La télévision câblée s’est, de son côté, libéralisée, à l’instar de la chaîne HBO qui a défié les conventions de la nudité masculine hollywoodienne dans ses séries Six Feet Under ou Oz. «Il y a de la pruderie à Hollywood parce qu’il existe d’autres circuits de diffusion, comme l’exploitation» (ou grindhouse), décrypte Laurent Juillier.

Hors du circuit principal répressif se développe, dans les années 70, la grande époque des stag films, vente par correspondance de films X en Super 8 pour la communauté homo. Du cinéma d’auteur au cinéma queer, plus le cinéma est marginal, plus il perturbe les codes, preuve en est avec Michael Fassbender, paquet à la fraîche dès les premières minutes de Shame, Harvey Keitel tripes à l’air dans Bad Lieutenant, ou la prothèse de Mark Wahlberg, star du porno dans Boogie Nights.

Engin protubérant

La nudity clause inscrite dans les contrats par les agents stipule aujourd’hui, dans le détail, les modalités de l’exhibition et le recours, le cas échéant, à des doublures ou trucages. «Il n’y a pas de règle, tout dépend du souhait du réalisateur et des acteurs»,précise Pierre-Olivier Persin, maquilleur d’effets spéciaux notamment sur la Vie d’Adèle. The Brown Bunny (2004), classé X à cause de la scène de fellation non simulée par Chloë Sevigny sur Vincent Gallo, entraîna des débats enflammés sur la taille et l’authenticité de l’engin protubérant.

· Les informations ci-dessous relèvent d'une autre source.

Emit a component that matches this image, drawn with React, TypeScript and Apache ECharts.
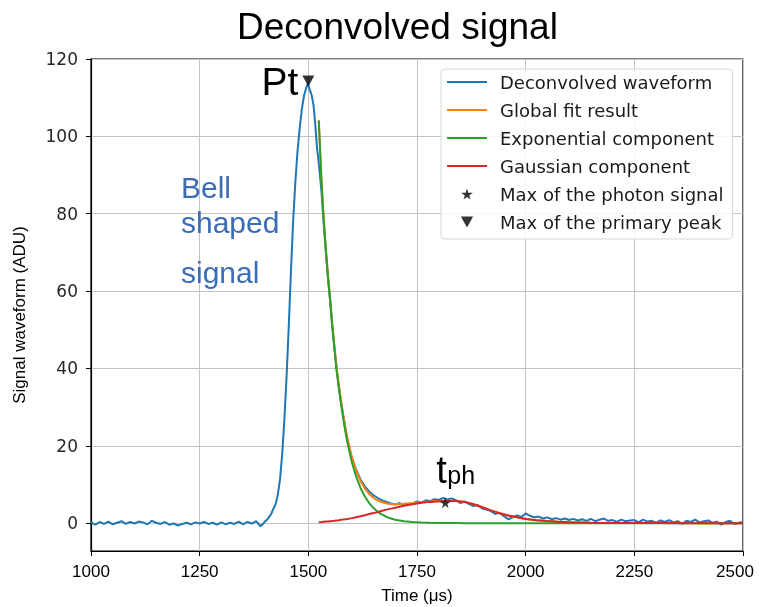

En l’absence de doublure, le trucage est généralement réalisé à l’aide de silicone, sculptée et dûment moulée. «La nudité au repos est moins problématique, estime Pierre-Olivier Persin. Plus on est dans un cinéma commercial, moins on voit de sexes en érection.» Sauf laisser-aller inopiné des plus hautes instances conservatrices, un statu quo qui n’est pas prêt d’aller se rhabiller.

(1) Running Scared , Masculinity and the Representation of the Male Body de Peter Lehman, Wayne State University Press, 2007.